Key Insight: The Import Address Table (IAT) is one of the first things to analyze. It reveals every API function the program can call—a behavioral fingerprint. In malware, suspicious imports like VirtualAlloc + WriteProcessMemory + CreateRemoteThread indicate process injection.

Common Pitfalls and Debugging

Problem 1: “Your interpretation does not match runtime behavior”

  • Why: Static analysis can hide runtime-resolved addresses, lazy binding, and input-dependent branches.
  • Fix: Reproduce the path with debugger or tracer, then compare static assumptions against live register/memory state.
  • Quick test: Run the same sample through both your static workflow and a debugger transcript, and confirm control-flow decisions align.

Problem 2: “Tool output is inconsistent across machines”

  • Why: ASLR, tool version drift, and different binary build flags (PIE, RELRO, symbols stripped) change observed addresses and metadata.
  • Fix: Pin tool versions, capture checksec/metadata, and document environment assumptions in your report.
  • Quick test: Re-run analysis in a container or VM with pinned tools and compare hashes of generated outputs.

Problem 3: “Analysis accidentally executes unsafe code”

  • Why: Dynamic workflows run binaries in host context without sufficient isolation.
  • Fix: Use disposable snapshots, no-network execution, and non-privileged users for all unknown samples.
  • Quick test: Validate isolation controls first (network disabled, snapshot active, unprivileged user), then execute sample.

Definition of Done

  • Core functionality works on reference inputs
  • Edge cases are tested and documented
  • Results are reproducible (same binary, same tools, same report output)
  • Analysis notes clearly separate observations, assumptions, and conclusions
  • Lab safety controls were applied for any dynamic execution

4. Solution Architecture

Input Artifact -> Parse/Decode -> Analysis Engine -> Validation Layer -> Report

Design each stage so intermediate artifacts are inspectable (JSON/text/notes), which makes debugging and peer review much easier.

5. Implementation Phases

Phase 1: Foundation

  • Define input assumptions and format checks.
  • Produce a minimal golden output on one known sample.
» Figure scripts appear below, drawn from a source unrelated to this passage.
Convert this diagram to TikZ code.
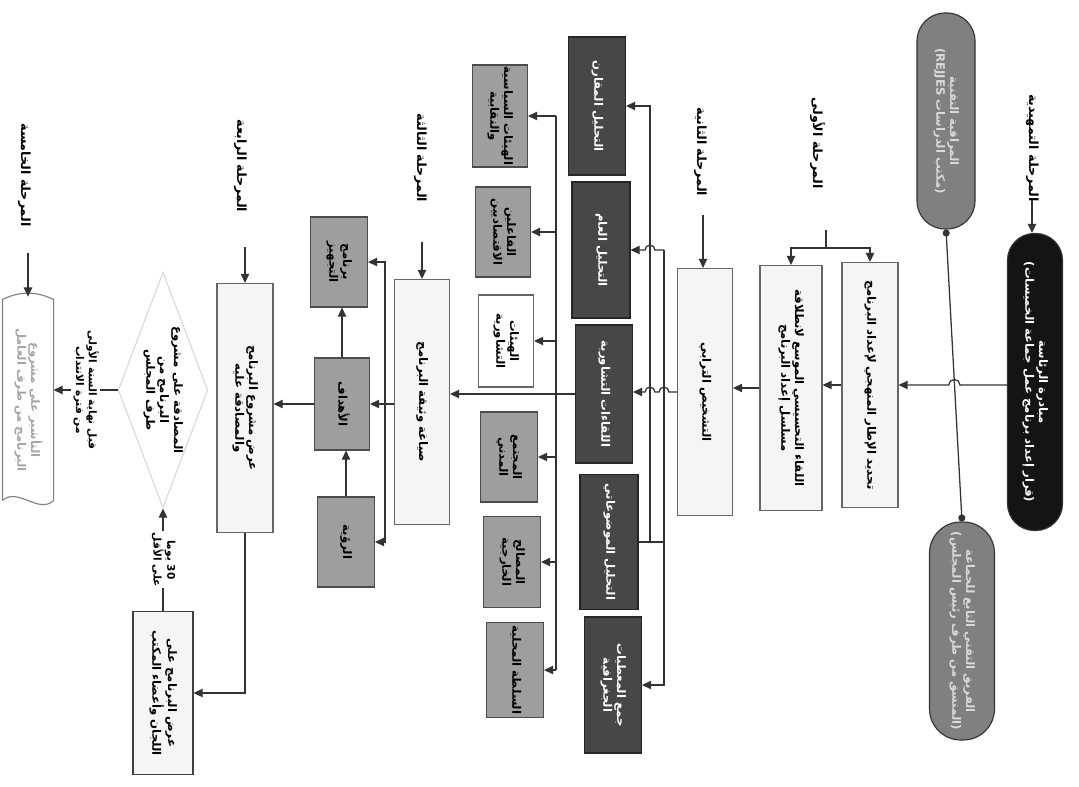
\documentclass[tikz,border=0pt]{standalone}
\usepackage{fontspec}
\usepackage{graphicx}
\usepackage{tikz}
\usetikzlibrary{arrows.meta,shapes.geometric}
\newfontfamily\arabicfont[Script=Arabic]{DejaVu Sans}
\TeXXeTstate=1
\newcommand{\artxt}[1]{{\arabicfont\beginR #1\endR}}
\newcommand{\rotx}[1]{\rotatebox{-90}{\begin{tabular}{@{}c@{}}#1\end{tabular}}}

\tikzset{
  wire/.style={draw=black!80, line width=0.9pt},
  arr/.style={wire, -{Triangle[length=6.5pt,width=6pt]}},
  sz/.style 2 args={minimum width=#1*0.025cm, minimum height=#2*0.025cm},
  box/.style={rectangle, draw=black!60, line width=0.8pt, inner sep=0pt, font=\fontsize{8.3}{9.8}\selectfont\bfseries},
  lightbox/.style={box, fill=black!4},
  greybox/.style={box, fill=black!38, draw=black!70},
  darkbox/.style={box, fill=black!72, draw=black!85, text=white},
  pill/.style={box, draw=black!80, text=white},
  head/.style={font=\fontsize{9}{10.5}\selectfont\bfseries},
}

\begin{document}
\begin{tikzpicture}[x=0.025cm,y=-0.025cm]
    \fill[white] (0,0) rectangle (1079,787);
    \useasboundingbox (0,0) rectangle (1079,787);

    % stage headings
    \node[head] (hPrep) at (1032,148) {\rotx{\artxt{المرحلة التمهيدية}}};
    \node[head] (hOne) at (817,143) {\rotx{\artxt{المرحلة الأولى}}};
    \node[head] (hTwo) at (700,152) {\rotx{\artxt{المرحلة الثانية}}};
    \node[head] (hThree) at (420,158) {\rotx{\artxt{المرحلة الثالثة}}};
    \node[head] (hFour) at (240,166) {\rotx{\artxt{المرحلة الرابعة}}};
    \node[head] (hFive) at (24,175) {\rotx{\artxt{المرحلة الخامسة}}};

    % preparatory stage
    \node[pill, fill=black!92, rounded corners=0.67cm, sz={55}{297}] (prep) at (1035,382)
        {\rotx{\artxt{مبادرة الرئاسة}\\\artxt{(قرار إعداد برنامج عمل جماعة الخميسات)}}};
    \node[pill, fill=black!50, text=white!85!black, rounded corners=0.7cm, sz={58}{216}] (ctrl) at (946,121)
        {\rotx{\artxt{المراقبة التقنية}\\\artxt{(مكتب الدراسات \beginL REJJES\endL)}}};
    \node[pill, fill=black!50, text=white!85!black, rounded corners=0.78cm, sz={65}{218}] (team) at (962,631)
        {\rotx{\artxt{الفريق التقني التابع للجماعة}\\\artxt{(المنسق من طرف رئيس المجلس)}}};

    % first stage
    \node[lightbox, sz={56}{245}] (boxA) at (870,385) {\rotx{\artxt{تحديد الإطار المنهجي لإعداد البرنامج}}};
    \node[lightbox, sz={62}{245}] (boxB) at (791,388) {\rotx{\artxt{اللقاء التحسيسي الموسع لانطلاقة}\\\artxt{مسلسل إعداد البرنامج}}};

    % second stage
    \node[lightbox, sz={55}{247}] (diag) at (705,392) {\rotx{\artxt{التشخيص الترابي}}};
    \node[darkbox, sz={57}{138}] (d1) at (597,106) {\rotx{\artxt{التحليل المقارن}}};
    \node[darkbox, sz={58}{136}] (d2) at (601,250) {\rotx{\artxt{التحليل العام}}};
    \node[darkbox, sz={57}{138}] (d3) at (604,394) {\rotx{\artxt{اللقاءات التشاورية}}};
    \node[darkbox, sz={58}{135}] (d4) at (609,542) {\rotx{\artxt{التحليل الموضوعاتي}}};
    \node[darkbox, sz={57}{136}] (d5) at (613,685) {\rotx{\artxt{جمع المعطيات}\\\artxt{الجغرافية}}};

    \node[greybox, sz={55}{102}] (s1) at (500,116) {\rotx{\artxt{الهيئات السياسية}\\\artxt{والنقابية}}};
    \node[greybox, sz={55}{90}] (s2) at (503,232) {\rotx{\artxt{الفاعلين}\\\artxt{الاقتصاديين}}};
    \node[box, fill=white, sz={55}{92}] (s3) at (506,341) {\rotx{\artxt{الهيئات}\\\artxt{التشاورية}}};
    \node[greybox, sz={57}{90}] (s4) at (509,457) {\rotx{\artxt{المجتمع}\\\artxt{المدني}}};
    \node[greybox, sz={57}{91}] (s5) at (512,562) {\rotx{\artxt{المصالح}\\\artxt{الخارجية}}};
    \node[greybox, sz={57}{95}] (s6) at (515,670) {\rotx{\artxt{السلطة المحلية}}};

    % third stage
    \node[lightbox, sz={55}{245}] (draft) at (422,402) {\rotx{\artxt{صياغة وثيقة البرنامج}}};
    \node[greybox, sz={57}{90}] (prog) at (339,262) {\rotx{\artxt{برنامج}\\\artxt{التجهيز}}};
    \node[greybox, sz={55}{92}] (goals) at (342,404) {\rotx{\artxt{الأهداف}}};
    \node[greybox, sz={57}{90}] (vision) at (346,542) {\rotx{\artxt{الرؤية}}};

    % fourth and fifth stage
    \node[lightbox, sz={56}{249}] (show) at (245,408) {\rotx{\artxt{عرض مشروع البرنامج}\\\artxt{والمصادقة عليه}}};
    \node[lightbox, draw=black!75, sz={60}{163}] (comm) at (163,693) {\rotx{\artxt{عرض البرنامج على}\\\artxt{اللجان وأعضاء المكتب}}};
    \node[box, diamond, draw=black!15, fill=white, aspect=0.38, sz={86}{226}] (dec) at (163,390)
        {\rotx{\artxt{المصادقة على مشروع}\\\artxt{البرنامج من}\\\artxt{طرف المجلس}}};
    \node[box, draw=none, sz={50}{200}, text=black!35] (doc) at (28,400) {\rotx{\artxt{التأشير على مشروع}\\\artxt{البرنامج من طرف العامل}}};
    \draw[black!50, line width=0.8pt] (doc.south west) -- (doc.north west) to[bend left=25] (doc.north east)
        -- (doc.south east) .. controls +(-15,14) and +(15,-14) .. (doc.south west);

    % heading arrows
    \coordinate (aPrep) at (1032,200);
    \coordinate (aTwo) at (703,215);
    \coordinate (aThree) at (422,242);
    \coordinate (aFour) at (245,247);
    \coordinate (aFive) at (28,253);
    \draw[arr] (aPrep) -- (aPrep |- prep.north);
    \draw[arr] (aTwo) -- (aTwo |- diag.north);
    \draw[arr] (aThree) -- (draft.north);
    \draw[arr] (aFour) -- (show.north);
    \draw[arr, shorten >=2pt] (aFive) -- (doc.north);

    % preparatory links
    \draw[wire, {Circle[length=5pt]}-{Circle[length=5pt]}] (ctrl.south) -- (team.north);
    \draw[arr] (prep.west |- boxA.east) -- (960,385) arc[start angle=0,end angle=180,radius=4pt] -- (boxA.east);

    % first stage links
    \coordinate (splitTop) at (826,230);
    \coordinate (split) at (826,248);
    \draw[wire] (splitTop) -- (split);
    \draw[arr] (split) -| (boxA.north);
    \draw[arr] (split) -| (boxB.north);
    \draw[arr] (boxA.west) -- (boxB.east |- boxA.west);
    \draw[arr] (boxB.west) -- (diag.east |- boxB.west);

    % second stage links
    \coordinate (v1a) at (650,106);
    \coordinate (v1b) at (650,542);
    \coordinate (v2a) at (664,250);
    \coordinate (v2b) at (664,685);
    \draw[arr] (diag.west) -- (668.9,392) arc[start angle=0,end angle=180,radius=3.5pt]
        -- (654.9,392) arc[start angle=0,end angle=180,radius=3.5pt] -- (d3.east |- diag.west);
    \draw[wire] (d4.east) -- (v2a |- d4.east);
    \draw[arr] (v1b) -- (v1a) -- (d1.east);
    \draw[arr] (v2a) -- ++(-9.1,0) arc[start angle=0,end angle=180,radius=3.5pt] -- (d2.east);
    \draw[arr] (v2a) -- (v2b) -- (d5.east);

    \coordinate (busTop) at (556,116);
    \coordinate (busBot) at (556,670);
    \draw[wire] (busTop) -- (busBot);
    \foreach \s in {s1,s2,s3,s4,s5,s6}
        \draw[arr] (busTop |- \s.east) -- (\s.east);
    \draw[arr] (d3.west) -- (draft.east |- d3.west);

    % third stage links
    \coordinate (brTop) at (385,262);
    \coordinate (brBot) at (385,542);
    \draw[arr] (draft.west |- goals.east) -- (goals.east);
    \draw[arr] (brTop |- goals.east) -- (brTop) -- (prog.east);
    \draw[arr] (brBot |- goals.east) -- (brBot) -- (vision.east);
    \draw[arr] (vision.north) -- (vision.north |- goals.south);
    \draw[arr] (goals.north) -- (goals.north |- prog.south);
    \draw[arr] (goals.west) -- (show.east |- goals.west);

    % fourth stage links
    \draw[arr] (show.south) |- (comm.east);
    \draw[arr] (comm.north) -- (dec.south)
        node[midway, fill=white, inner sep=1pt, font=\fontsize{7.5}{9}\selectfont\bfseries] {\rotx{\artxt{\beginL 30\endL{} يوما}\\\artxt{على الأقل}}};
    \draw[arr] (dec.west) -- (doc.east |- dec.west)
        node[midway, fill=white, inner sep=1pt, font=\fontsize{7.5}{9}\selectfont\bfseries] {\rotx{\artxt{قبل نهاية السنة الأولى}\\\artxt{من فترة الانتداب}}};
\end{tikzpicture}
\end{document}
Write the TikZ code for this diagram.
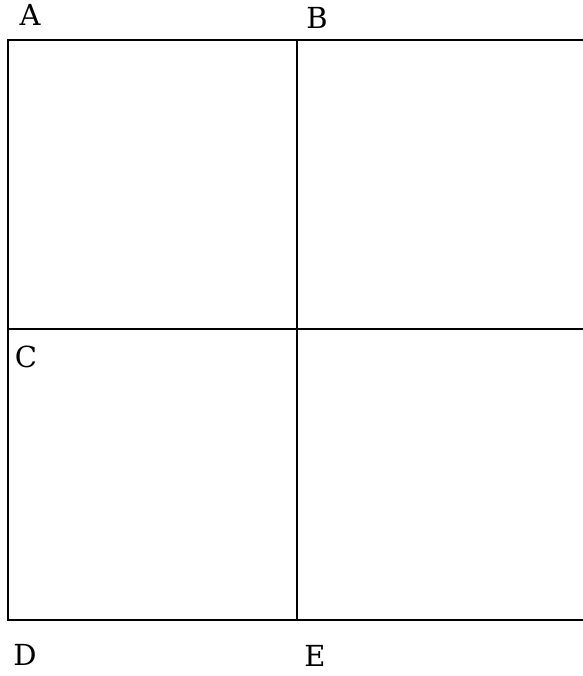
\documentclass[tikz,border=0pt]{standalone}
\usepackage{fontspec}
\setmainfont{DejaVu Serif}
\usepackage{tikz}
\usetikzlibrary{positioning}

\begin{document}
\begin{tikzpicture}[x=1pt,y=-1pt,
    gridline/.style={line width=2.8pt, line cap=rect},
    corner/.style={inner sep=0pt, font=\fontsize{29}{34}\selectfont}]
    \useasboundingbox (0,0) rectangle (582,676);
    % grid corners
    \coordinate (tl) at (8,40);
    \coordinate (tm) at (297,40);
    \coordinate (tr) at (583,40);
    \coordinate (ml) at (8,329);
    \coordinate (mr) at (583,329);
    \coordinate (bl) at (8,620);
    \coordinate (bm) at (297,620);
    \coordinate (br) at (583,620);
    \draw[gridline] (tr) -- (tl) -- (bl) -- (br);
    \draw[gridline] (tm) -- (bm);
    \draw[gridline] (ml) -- (mr);
    % labels
    \node[corner] (lA) at (30,15) {A};
    \node[corner] (lB) at (317,18) {B};
    \node[corner] (lC) at (26,357) {C};
    \node[corner] (lD) at (25,655) {D};
    \node[corner] (lE) at (315,656) {E};
\end{tikzpicture}
\end{document}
Phase 2: Core Functionality

  • Implement full analysis pass for normal cases.
  • Add validation against an external ground-truth tool.

Phase 3: Hard Cases and Reporting

  • Add malformed/edge-case handling.
  • Finalize report template and reproducibility notes.

6. Testing Strategy

  • Unit-level checks for parser/decoder helpers.
  • Integration checks against known binaries/challenges.
  • Regression tests for previously failing cases.

7. Extensions & Challenges

  • Add automation for batch analysis and comparative reports.
  • Add confidence scoring for each major finding.
  • Add export formats suitable for CI/security pipelines.

8. Production Reflection

Map your project output to a production analogue: what reliability, observability, and security controls would be required to run this continuously in an engineering organization?